The USD/CHF pair is hovering around 0.9423 in the early Asian session after two consecutive ultra-bearish sessions. Bears have snapped a six-day recovery in the past two trading sessions led by soaring investors’ risk appetite. Less-hawkish cues from Federal Open Market Committee (FOMC) minutes triggered a sell-off in the Greenback.

The major is expected to deliver more weakness and may slide to near the round-level support of 0.9400 as upbeat market sentiment is here to stay. The FOMC minutes indicate that the period of bigger rate hike announcements is over and a slowdown in the rate hike pace is necessary to observe the efforts made by central banks in achieving price stability.

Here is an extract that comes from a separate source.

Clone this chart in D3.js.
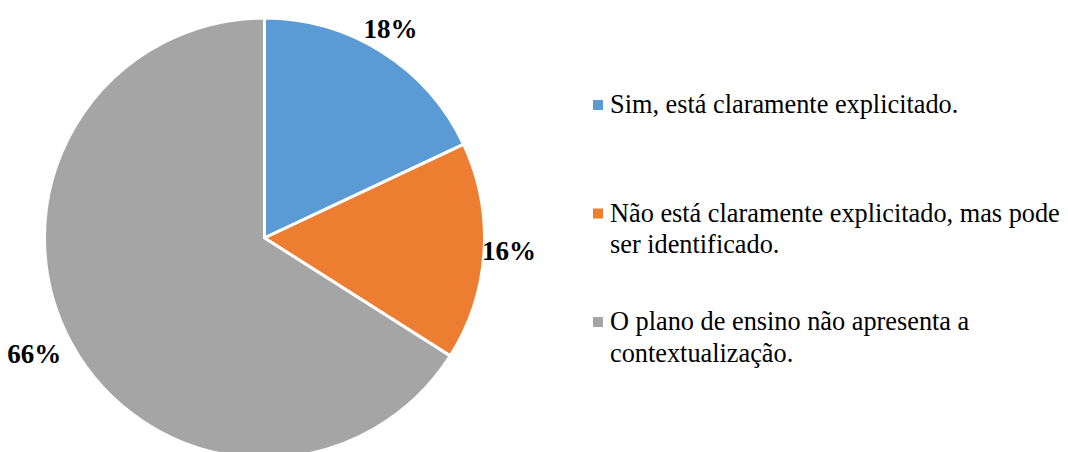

Less-hawkish commentary from Federal Reserve (Fed) policymakers on interest rates guidance has weakened the US Dollar Index (DXY). The US Dollar has declined to near 106.10 and is expected to test the previous week’s low at 105.34. As the option of the fifth consecutive 75 basis points (bps) rate hike by the Fed is getting out of the picture, the returns generated by US Treasury bonds are losing their glory. The long-term US Treasury yields have dropped below 3.70%. Meanwhile, US markets are closed on Thursday on account of Thanksgiving Day.

Also, upbeat US Durable Goods Orders failed to support the US Dollar. The economic data improved by 1.0% vs. the expectations and the prior release of 0.4%. A situation of robust consumer demand and weak real income could force households to bank upon higher borrowing, which could lead to higher delinquency costs for the credit providers.

On the Swiss franc front, Swiss National Bank (SNB) Chairman Thomas J. Jordan cleared that monetary policy is still expansionary and ''we have most likely to adjust monetary policy again.'' The Swiss central bank is entitled to bring the inflation rate in the 0-2% range and in response to that current monetary policy is restrictive enough to perform the job.